Edward, the elderly florist, had told her about the flower she needed—six months ago, Sherlock had given her a bizarre little handful of coriander and witch-hazel bound up in a red ribbon. Though they weren't technically flowers in Molly's mind, she'd taken them to Edward and asked what they might mean. He thinks you've put him under a spell that makes him lust after you, Miss Hooper, Edward had said with a wink. He had—and not as a joke—suggested she buy a whole basket of lime blossoms from one of the more expensive, luxury flower shops.

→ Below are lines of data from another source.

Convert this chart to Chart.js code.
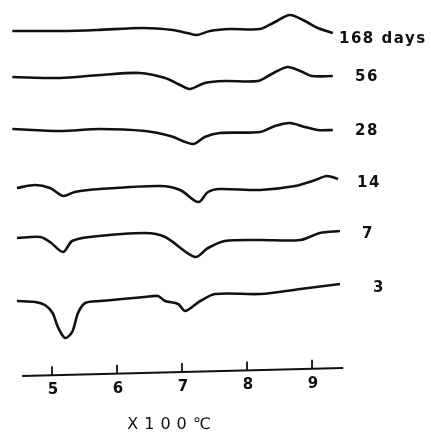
<!DOCTYPE html>
<html>
<head>
<meta charset="utf-8">
<script src="https://cdn.jsdelivr.net/npm/chart.js@4/dist/chart.umd.min.js"></script>
<style>
  html, body { margin: 0; padding: 0; background: #fff; }
  #wrap { width: 431px; height: 441px; }
</style>
</head>
<body>
<div id="wrap"><canvas id="dta" width="431" height="441"></canvas></div>
<script>
// DTA curves after different curing ages, temperature in units of 100 °C,
// deflection in arbitrary units (up = exothermic)
const ageLabels = ['168 days', '56', '28', '14', '7', '3'];

const temps168 = [4.39, 5.12, 5.69, 6.40, 6.86, 7.08, 7.23, 7.43, 7.74, 8.20, 8.43, 8.66, 8.89, 9.09, 9.32];
const dta168   = [0.0,  0.0,  0.1,  0.3,  0.1, -0.2, -0.4,  0.0,  0.2,  0.2,  0.9,  1.6,  1.0,  0.3, -0.2];

const temps56 = [4.39, 5.12, 5.74, 6.35, 6.74, 6.97, 7.12, 7.35, 7.66, 8.17, 8.38, 8.62, 8.82, 9.00, 9.32];
const dta56   = [0.0, -0.1,  0.2,  0.4, -0.1, -0.8, -1.2, -0.6, -0.4, -0.4,  0.3,  1.0,  0.6,  0.1,  0.1];

const temps28 = [4.39, 5.12, 5.74, 6.43, 6.82, 7.17, 7.35, 7.58, 8.20, 8.43, 8.66, 8.89, 9.09, 9.32];
const dta28   = [0.0, -0.2,  0.0, -0.2, -0.7, -1.5, -0.8, -0.4, -0.3,  0.3,  0.6,  0.2, -0.1, -0.1];

const temps14 = [4.46, 4.74, 4.97, 5.17, 5.35, 5.74, 6.66, 6.97, 7.25, 7.40, 7.58, 8.20, 8.74, 9.05, 9.23, 9.40];
const dta14   = [0.0,  0.3,  0.0, -0.8, -0.4, -0.1,  0.2, -0.2, -1.4, -0.4, -0.1, -0.2,  0.2,  0.8,  1.2,  0.9];

const temps7 = [4.46, 4.82, 4.97, 5.17, 5.31, 5.58, 6.43, 6.74, 7.20, 7.40, 7.66, 8.20, 8.82, 9.12, 9.43];
const dta7   = [0.0,  0.1, -0.4, -1.4, -0.3,  0.1,  0.5,  0.1, -1.9, -1.0, -0.3, -0.2, -0.2,  0.5,  0.7];

const temps3 = [4.46, 4.74, 4.89, 5.01, 5.09, 5.20, 5.31, 5.40, 5.51, 5.74, 6.43, 6.63, 6.74, 6.94, 7.05, 7.28, 7.51, 8.20, 8.82, 9.43];
const dta3   = [0.0, -0.1, -0.4, -1.2, -2.6, -3.7, -3.1, -1.2, -0.2,  0.0,  0.4,  0.5,  0.0, -0.3, -1.0,  0.0,  0.7,  0.7,  1.2,  1.7];

// vertical spacing of the stacked curves
const curveOffsets = [41.0, 36.4, 31.2, 25.3, 20.3, 14.0];

const tickValues = [5, 6, 7, 8, 9];
const tickLabels = ['5', '6', '7', '8', '9'];
const axisTitle = 'X100℃';

const allTemps = [temps168, temps56, temps28, temps14, temps7, temps3];
const allDta   = [dta168, dta56, dta28, dta14, dta7, dta3];

const datasets = ageLabels.map((name, i) => ({
  label: name,
  data: allTemps[i].map((t, k) => ({ x: t, y: allDta[i][k] + curveOffsets[i] })),
  borderColor: '#111',
  borderWidth: 2.6,
  pointRadius: 0,
  tension: 0.3,
  fill: false,
}));

// hand-drawn style labels next to each curve + baseline temperature axis
const labelPos = [
  { x: 339, y: 39 }, { x: 355, y: 77 }, { x: 355, y: 131 },
  { x: 357, y: 183 }, { x: 362, y: 234 }, { x: 373, y: 288 },
];

const annotatePlugin = {
  id: 'annotate',
  afterDatasetsDraw(chart) {
    const ctx = chart.ctx;
    const xs = chart.scales.x;
    const ys = chart.scales.y;
    ctx.save();
    ctx.fillStyle = '#111';
    ctx.strokeStyle = '#111';
    ctx.textBaseline = 'middle';
    ctx.textAlign = 'left';
    ctx.font = 'bold 15px "DejaVu Sans"';
    ctx.letterSpacing = '1.5px';
    ageLabels.forEach((txt, i) => {
      ctx.fillText(txt, labelPos[i].x, labelPos[i].y);
    });

    // axis line, drawn slightly slanted as in the original plot
    const axisY = t => ys.getPixelForValue(6.5 + (t - 4.54) * (0.8 / 4.94));
    ctx.lineWidth = 2.2;
    ctx.beginPath();
    ctx.moveTo(xs.getPixelForValue(4.54), axisY(4.54));
    ctx.lineTo(xs.getPixelForValue(9.48), axisY(9.48));
    ctx.stroke();

    ctx.textAlign = 'center';
    ctx.font = 'bold 15px "DejaVu Sans"';
    ctx.letterSpacing = '0px';
    ctx.lineWidth = 1.8;
    tickValues.forEach((v, i) => {
      const px = xs.getPixelForValue(v);
      const py = axisY(v);
      ctx.beginPath();
      ctx.moveTo(px, py);
      ctx.lineTo(px, py - 9);
      ctx.stroke();
      ctx.fillText(tickLabels[i], px + 1, py + 15);
    });

    ctx.font = '16px "DejaVu Sans"';
    ctx.letterSpacing = '6px';
    ctx.fillText(axisTitle, 172, 425);
    ctx.restore();
  }
};

new Chart(document.getElementById('dta'), {
  type: 'line',
  data: { datasets },
  options: {
    responsive: false,
    animation: false,
    layout: { padding: 0 },
    plugins: { legend: { display: false }, tooltip: { enabled: false } },
    scales: {
      x: { type: 'linear', display: false, min: 4.2, max: 10.83 },
      y: { display: false, min: 0, max: 44.1 },
    },
  },
  plugins: [annotatePlugin],
});
</script>
</body>
</html>
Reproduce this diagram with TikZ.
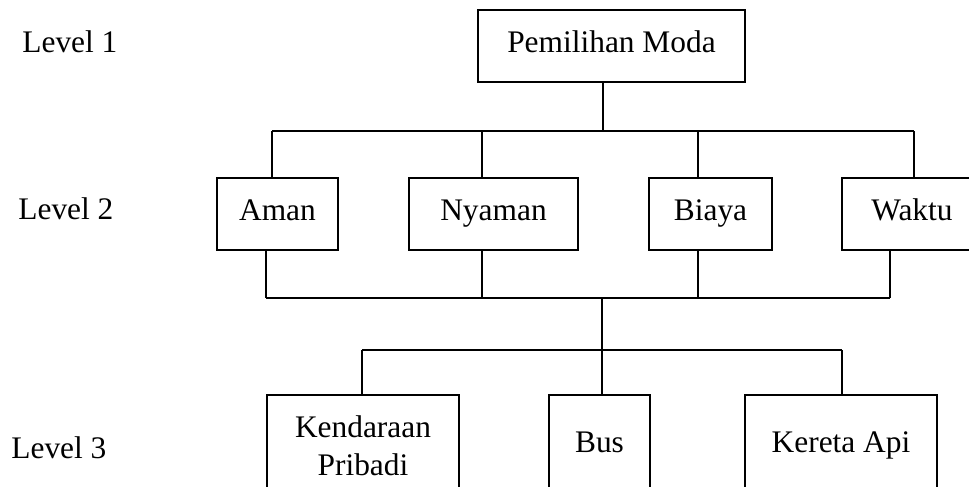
\documentclass[tikz,border=0pt]{standalone}
\usepackage{fontspec}
\setmainfont{Liberation Serif}
\tikzset{
  kotak/.style={draw, line width=1pt, inner sep=0pt, align=center,
    text height=10pt, text depth=4pt,
    font=\fontsize{15.7}{19}\selectfont},
  lvl/.style={anchor=base west, inner sep=0pt,
    font=\fontsize{15.7}{19}\selectfont},
  garis/.style={line width=1pt}
}
\begin{document}
\begin{tikzpicture}[x=0.5pt,y=-0.5pt]
	\useasboundingbox (0,0) rectangle (969,487);
	% level labels
	\node [lvl] (l1) at (22,52) {Level 1};
	\node [lvl] (l2) at (18,219) {Level 2};
	\node [lvl] (l3) at (11,458) {Level 3};
	% boxes
	\node [kotak, minimum width=133.5pt, minimum height=36pt] (pm) at (611.5,46) {Pemilihan Moda};
	\node [kotak, minimum width=60.5pt, minimum height=36pt] (aman) at (277.5,214) {Aman};
	\node [kotak, minimum width=84.5pt, minimum height=36pt] (nyaman) at (493.5,214) {Nyaman};
	\node [kotak, minimum width=61.5pt, minimum height=36pt] (biaya) at (710.5,214) {Biaya};
	\node [kotak, minimum width=70pt, minimum height=36pt] (waktu) at (912,214) {Waktu};
	\node [kotak, text height=, text depth=, minimum width=96pt, minimum height=51pt] (kp) at (363,446) {Kendaraan\\Pribadi};
	\node [kotak, minimum width=50.5pt, minimum height=51pt] (bus) at (599.5,446) {Bus};
	\node [kotak, minimum width=96pt, minimum height=51pt] (ka) at (841,446) {Kereta Api};
	% junctions
	\coordinate (t0) at (603,131);
	\coordinate (ta) at (272,131);
	\coordinate (tn) at (482,131);
	\coordinate (tb) at (698,131);
	\coordinate (tw) at (914,131);
	\coordinate (b0) at (602,298);
	\coordinate (ba) at (266,298);
	\coordinate (bn) at (482,298);
	\coordinate (bb) at (698,298);
	\coordinate (bw) at (890,298);
	\coordinate (c0) at (602,350);
	\coordinate (ck) at (362,350);
	\coordinate (ce) at (842,350);
	% level 1 to level 2
	\draw [garis] (pm.south -| t0) -- (t0);
	\draw [garis] (ta) -- (tw);
	\foreach \c/\n in {ta/aman, tn/nyaman, tb/biaya, tw/waktu}
		\draw [garis] (\c) -- (\n.north -| \c);
	% level 2 to level 3
	\foreach \c/\n in {ba/aman, bn/nyaman, bb/biaya, bw/waktu}
		\draw [garis] (\n.south -| \c) -- (\c);
	\draw [garis] (ba) -- (bw);
	\draw [garis] (b0) -- (c0);
	\draw [garis] (ck) -- (ce);
	\foreach \c/\n in {ck/kp, c0/bus, ce/ka}
		\draw [garis] (\c) -- (\n.north -| \c);
\end{tikzpicture}
\end{document}
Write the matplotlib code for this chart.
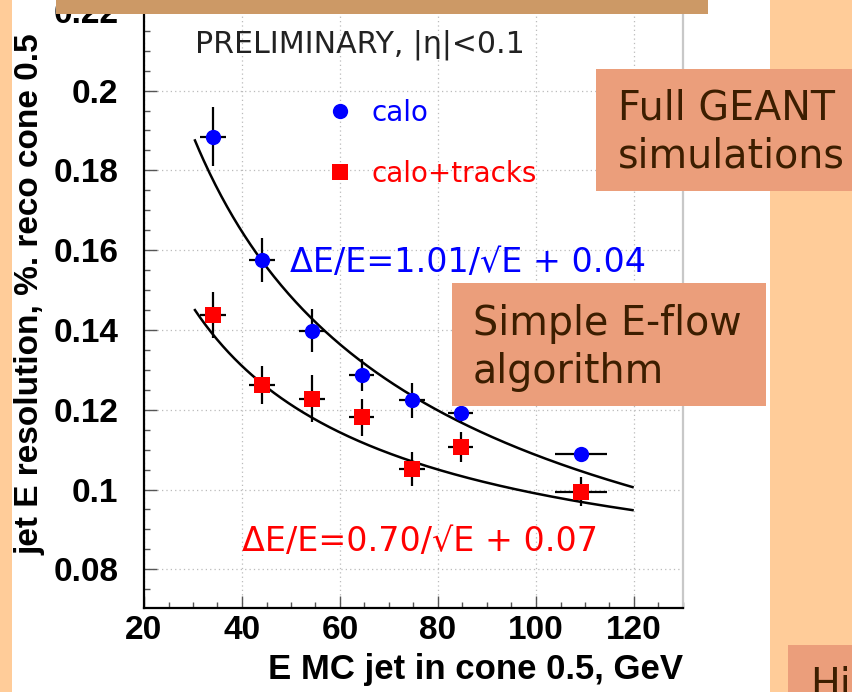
import numpy as np
import matplotlib
matplotlib.use("Agg")
import matplotlib.pyplot as plt
from matplotlib.patches import Rectangle
from matplotlib.lines import Line2D
from matplotlib.ticker import MultipleLocator, FormatStrFormatter

# jet energy resolution vs E MC (cone 0.5, |eta|<0.1)
energy = [34.1, 44.1, 54.3, 64.4, 74.7, 84.6, 109.2]
energy_err = [2.6, 2.6, 2.6, 2.6, 2.6, 2.6, 5.3]

res_calo = [0.1884, 0.1575, 0.1398, 0.1287, 0.1224, 0.1192, 0.1089]
res_calo_err = [0.0074, 0.0056, 0.0054, 0.0040, 0.0044, 0.0025, 0.0015]

res_tracks = [0.1437, 0.1262, 0.1228, 0.1181, 0.1052, 0.1106, 0.0995]
res_tracks_err = [0.0057, 0.0048, 0.0060, 0.0046, 0.0042, 0.0038, 0.0037]

# fit parameters: dE/E = a/sqrt(E) (+) b
fit_calo = (1.01, 0.04)
fit_tracks = (0.70, 0.07)
fit_range = (30.4, 119.7)

W, H = 852, 692
ORANGE = "#FFCC99"
TAN = "#CC9966"
SALMON = "#EB9E7B"
BROWN = "#3C1E00"


def fx(px):
    return px / W


def fy(py):
    return 1 - py / H


fig = plt.figure(figsize=(W / 100, H / 100), dpi=100)
fig.patch.set_facecolor(ORANGE)

# white slide panel
fig.patches.append(Rectangle((fx(12), 0), fx(770) - fx(12), 1,
                             transform=fig.transFigure, facecolor="white",
                             edgecolor="none", zorder=-10))

ax = fig.add_axes([fx(144), fy(608), fx(683) - fx(144), fy(2) - fy(608)])
ax.set_xlim(20, 130)
ax.set_ylim(0.0703, 0.2222)

ax.grid(True, which="major", color="#BBBBBB", linestyle=(0, (1, 2.5)), linewidth=0.9)
ax.set_axisbelow(True)

ax.xaxis.set_major_locator(MultipleLocator(20))
ax.xaxis.set_minor_locator(MultipleLocator(5))
ax.yaxis.set_major_locator(MultipleLocator(0.02))
ax.yaxis.set_minor_locator(MultipleLocator(0.005))
ax.yaxis.set_major_formatter(FormatStrFormatter("%g"))

ax.tick_params(which="both", direction="in", colors="#555555", width=1.0)
ax.tick_params(which="major", length=9)
ax.tick_params(which="minor", length=4.5)
ax.tick_params(axis="x", which="major", pad=5, labelcolor="black")
ax.tick_params(axis="y", which="major", pad=18.5, labelcolor="black")
for lab in ax.get_xticklabels() + ax.get_yticklabels():
    lab.set_fontfamily("Liberation Sans")
    lab.set_fontweight("bold")
    lab.set_fontsize(24)

ax.spines["top"].set_visible(False)
ax.spines["left"].set_linewidth(1.6)
ax.spines["bottom"].set_linewidth(1.6)
ax.spines["right"].set_color("#C8C8C8")
ax.spines["right"].set_linewidth(1.6)

# fit curves
e_fit = np.linspace(fit_range[0], fit_range[1], 300)
for a, b in (fit_calo, fit_tracks):
    ax.plot(e_fit, np.sqrt(a ** 2 / e_fit + b ** 2), color="black", lw=1.8, zorder=3)

# data points with error bars
ax.errorbar(energy, res_calo, xerr=energy_err, yerr=res_calo_err, fmt="o",
            color="#0000FF", ecolor="black", elinewidth=1.6, capsize=0,
            markersize=11, markeredgewidth=0, zorder=4)
ax.errorbar(energy, res_tracks, xerr=energy_err, yerr=res_tracks_err, fmt="s",
            color="#FF0000", ecolor="black", elinewidth=1.6, capsize=0,
            markersize=11, markeredgewidth=0, zorder=4)

handles = [Line2D([], [], marker="o", ls="none", color="#0000FF", markersize=11, mew=0),
           Line2D([], [], marker="s", ls="none", color="#FF0000", markersize=11, mew=0)]
leg = ax.legend(handles, ["calo", "calo+tracks"], loc="upper left",
                bbox_to_anchor=(fx(326), fy(99)), bbox_transform=fig.transFigure,
                frameon=False, borderpad=0, borderaxespad=0, handlelength=1.0,
                handletextpad=0.65, labelspacing=1.17,
                prop={"family": "DejaVu Sans", "size": 20})
for t, c in zip(leg.get_texts(), ["#0000FF", "#FF0000"]):
    t.set_color(c)

txt = dict(family="DejaVu Sans", va="baseline", ha="left")
fig.text(fx(195), fy(53), "PRELIMINARY, |η|<0.1", fontsize=21.6, color="#222222", **txt)
fig.text(fx(290), fy(272), "ΔE/E=%.2f/√E + %.2f" % fit_calo, fontsize=24,
         color="#0000FF", **txt)
fig.text(fx(242), fy(551), "ΔE/E=%.2f/√E + %.2f" % fit_tracks, fontsize=24,
         color="#FF0000", **txt)

# axis titles
fig.text(fx(30), fy(294), "jet E resolution, %. reco cone 0.5", rotation=90,
         ha="center", va="center", fontsize=24, fontweight="bold",
         family="Liberation Sans")
fig.text(fx(476), fy(670), "E MC jet in cone 0.5, GeV", ha="center", va="center",
         fontsize=25, fontweight="bold", family="Liberation Sans")

# slide decorations on top of the plot
fig.patches.append(Rectangle((fx(56), fy(14)), fx(708) - fx(56), fy(0) - fy(14),
                             transform=fig.transFigure, facecolor=TAN,
                             edgecolor="none", zorder=5))
boxes = [
    ((596, 69, 860, 191), ["Full GEANT", "simulations"], (618, 120)),
    ((452, 283, 766, 406), ["Simple E-flow", "algorithm"], (473, 335)),
    ((788, 645, 860, 700), ["Hi"], (810, 697)),
]
for (x0, y0, x1, y1), lines, (tx, ty) in boxes:
    fig.patches.append(Rectangle((fx(x0), fy(y1)), fx(x1) - fx(x0), fy(y0) - fy(y1),
                                 transform=fig.transFigure, facecolor=SALMON,
                                 edgecolor="none", zorder=6))
    for i, line in enumerate(lines):
        fig.text(fx(tx), fy(ty + 48 * i), line, fontsize=28.5, color=BROWN,
                 family="DejaVu Sans", ha="left", va="baseline", zorder=7)

fig.savefig("out.png", dpi=100, facecolor=fig.get_facecolor())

When Molly had asked her friend what those ones meant, he'd laughed and said in a stage whisper fornication. And then the little old man had turned bright red with embarrassment that he'd said such things to a customer in his own shop.

Well.

If Sherlock thought he could just declare undying love to her—really, though, it was more romantic than anything she'd ever read in her life—then he had another thing coming. Molly gathered up her flowers and went home early. Once her gifts from Sherlock were nicely arranged on her counter, she called up one of those luxury florists and asked how soon they could have a basket of lime blossoms delivered to 221B, Baker Street, London. When the answer was that they could actually deliver the basket tonight, Molly thanked them and put in an order to arrive at Sherlock's flat early in the afternoon tomorrow.

After that she called John to make sure he wasn't planning on spending the day visiting Sherlock—John and his wife were often visitors at Baker Street, but Molly didn't really think Mr. and Mrs. Watson would want to be around for what she had planned for Sherlock Holmes. Once she was sure John wasn't going to be around, Molly called in some favors and had her shifts covered at the hospital.

The next day Molly went to the florist she'd ordered from the night before and spent several hours looking through their flowers. The rooms were muggy and warm, hot even sometimes, but it was worth it to find the perfect flowers to surround the single lime blossom she was going to bring with her to Sherlock's. The plan was that at one, Sherlock would receive the basket and have a bit of time to think that over before Molly herself arrived.

Grass, a single forget-me-not, a few impatiens, and then the lime blossom—I love you too, you know, but dammit we need to get in each other's pants. Now.

Hopefully that would be a clear enough answer for her detective.